La jurisprudence de la Cour européenne des droits de l’homme reflète cette tension. Dans l’arrêt Du Roy et Malaurie c. France du 3 octobre 2000, elle rappelait que « les États contractants disposent d’une certaine marge d’appréciation pour juger de la nécessité d’une ingérence en la matière, mais cette marge va de pair avec un contrôle européen ». Cette formulation prudente traduit la difficulté à établir un équilibre universel entre ces impératifs contradictoires.

La question dépasse largement le cadre technique du droit procédural pour toucher à notre conception même de la justice. Une justice entièrement secrète risque de nourrir la défiance et les théories complotistes. À l’inverse, une justice totalement exposée aux feux médiatiques avant tout jugement risque de se transformer en spectacle préjudiciable aux droits des personnes concernées.

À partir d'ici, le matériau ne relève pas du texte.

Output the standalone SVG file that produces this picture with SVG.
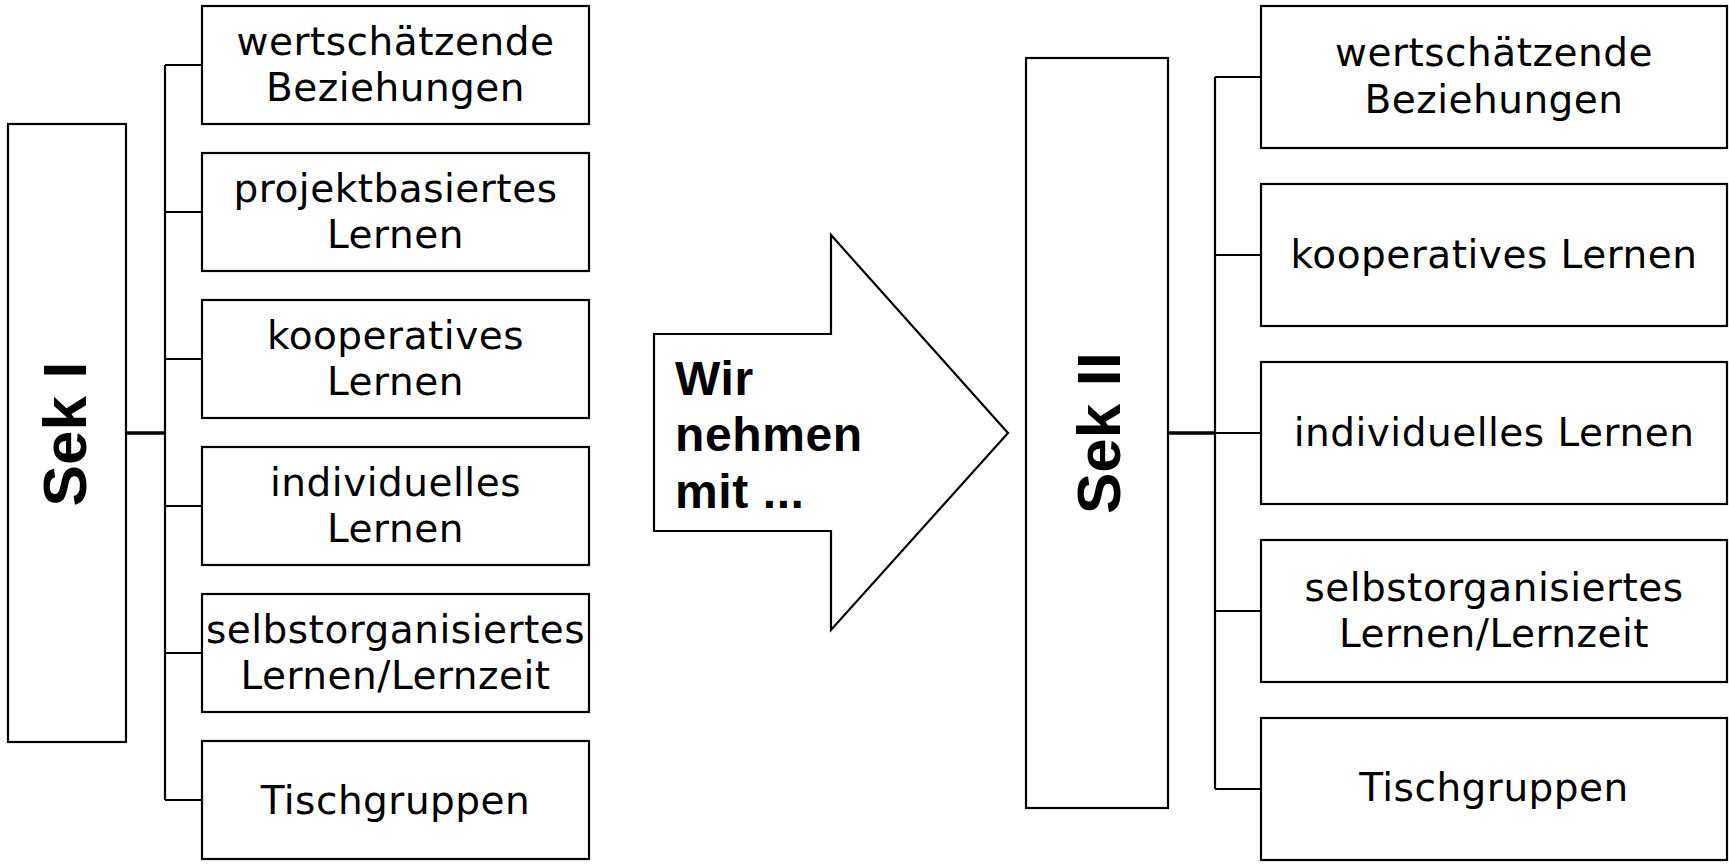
<svg xmlns="http://www.w3.org/2000/svg" width="1729" height="865" viewBox="0 0 1729 865">
<style>
.box{fill:#fff;stroke:#000;stroke-width:2.2}
.t{font-family:"DejaVu Sans","Liberation Sans",sans-serif;font-size:39px;letter-spacing:0.5px;fill:#000;text-anchor:middle}
.big{font-family:"Liberation Sans","Arial",sans-serif;font-size:62px;font-weight:bold;fill:#000;text-anchor:middle}
.arr{font-family:"Liberation Sans","Arial",sans-serif;font-size:48px;font-weight:bold;fill:#000;letter-spacing:0.6px}
.ln{fill:none;stroke:#000;stroke-width:2.2}
.main{fill:none;stroke:#000;stroke-width:3.5}
</style>
<rect width="1729" height="865" fill="#fff"/>
<g id="connectors">
<path class="main" d="M126 433H165"/>
<path class="ln" d="M165 65V800M165 65H202M165 212H202M165 359H202M165 506H202M165 653H202M165 800H202"/>
<path class="main" d="M1168 433H1215"/>
<path class="ln" d="M1215 77V789M1215 77H1261M1215 255H1261M1215 433H1261M1215 611H1261M1215 789H1261"/>
</g>
<g id="sek1">
<rect class="box" x="8" y="124" width="118" height="618"/>
<text class="big" transform="translate(86,434) rotate(-90)">Sek I</text>
</g>
<g id="l1"><rect class="box" x="202" y="6" width="387" height="118"/><text class="t" x="395.5" y="55">wertschätzende</text><text class="t" x="395.5" y="101">Beziehungen</text></g>
<g id="l2"><rect class="box" x="202" y="153" width="387" height="118"/><text class="t" x="395.5" y="202">projektbasiertes</text><text class="t" x="395.5" y="248">Lernen</text></g>
<g id="l3"><rect class="box" x="202" y="300" width="387" height="118"/><text class="t" x="395.5" y="349">kooperatives</text><text class="t" x="395.5" y="395">Lernen</text></g>
<g id="l4"><rect class="box" x="202" y="447" width="387" height="118"/><text class="t" x="395.5" y="496">individuelles</text><text class="t" x="395.5" y="542">Lernen</text></g>
<g id="l5"><rect class="box" x="202" y="594" width="387" height="118"/><text class="t" x="395.5" y="643">selbstorganisiertes</text><text class="t" x="395.5" y="689">Lernen/Lernzeit</text></g>
<g id="l6"><rect class="box" x="202" y="741" width="387" height="118"/><text class="t" x="395.5" y="814">Tischgruppen</text></g>
<g id="arrow">
<polygon class="box" points="654,334 831,334 831,235 1008,433 831,630 831,531 654,531"/>
<text class="arr" x="675" y="395">Wir</text>
<text class="arr" x="675" y="451">nehmen</text>
<text class="arr" x="675" y="508">mit ...</text>
</g>
<g id="sek2">
<rect class="box" x="1026" y="58" width="142" height="750"/>
<text class="big" transform="translate(1120,433) rotate(-90)">Sek II</text>
</g>
<g id="r1"><rect class="box" x="1261" y="6" width="466" height="142"/><text class="t" x="1494" y="66">wertschätzende</text><text class="t" x="1494" y="113">Beziehungen</text></g>
<g id="r2"><rect class="box" x="1261" y="184" width="466" height="142"/><text class="t" x="1494" y="268">kooperatives Lernen</text></g>
<g id="r3"><rect class="box" x="1261" y="362" width="466" height="142"/><text class="t" x="1494" y="446">individuelles Lernen</text></g>
<g id="r4"><rect class="box" x="1261" y="540" width="466" height="142"/><text class="t" x="1494" y="601">selbstorganisiertes</text><text class="t" x="1494" y="647">Lernen/Lernzeit</text></g>
<g id="r5"><rect class="box" x="1261" y="718" width="466" height="142"/><text class="t" x="1494" y="801">Tischgruppen</text></g>
</svg>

Repenser le rapport entre justice et société

Pour dépasser cette opposition apparemment irréductible, plusieurs principes directeurs pourraient guider une réforme équilibrée :

  • Le principe de proportionnalité : adapter le degré de secret à la nature de l’affaire et aux enjeux
  • Le principe de responsabilité : renforcer la déontologie de tous les acteurs, judiciaires comme médiatiques
  • Le principe d’information contrôlée : organiser une communication officielle qui satisfasse le droit à l’information sans compromettre l’enquête
  • Le principe de réparation effective : garantir des recours efficaces aux victimes de violations abusives

L’expérience de l’affaire Outreau reste emblématique des dérives possibles. La fuite organisée d’éléments à charge, combinée à une couverture médiatique à sens unique, avait contribué à forger une présomption de culpabilité collective. Des vies ont été brisées par cette mécanique infernale, illustrant de façon dramatique les conséquences humaines de la violation partielle du secret d’instruction.

À l’inverse, l’affaire Fillon pendant la campagne présidentielle de 2017 pose la question de la temporalité judiciaire face aux échéances démocratiques. La révélation d’éléments de l’enquête en pleine période électorale a soulevé des interrogations sur l’instrumentalisation possible de la justice à des fins politiques. Sans trancher sur le fond de cette affaire spécifique, elle illustre la nécessité d’une réflexion sur l’articulation entre temps judiciaire et temps démocratique.

Le numérique bouleverse profondément ces équilibres traditionnels. La vitesse de propagation de l’information, l’accessibilité permanente des contenus et la multiplicité des canaux de diffusion rendent illusoire tout contrôle absolu sur la circulation des informations judiciaires. Ce constat appelle non pas à l’abandon de toute régulation, mais à son adaptation intelligente à ces nouvelles réalités.

La violation partielle du secret d’instruction nous invite finalement à repenser plus largement le rapport entre justice et société. Une justice moderne ne peut plus fonctionner dans une tour d’ivoire hermétique, mais elle ne peut non plus se soumettre entièrement aux logiques médiatiques sans trahir sa mission fondamentale. C’est dans cette tension créatrice que doit s’inventer un nouveau modèle, respectueux tant des impératifs démocratiques que des droits fondamentaux.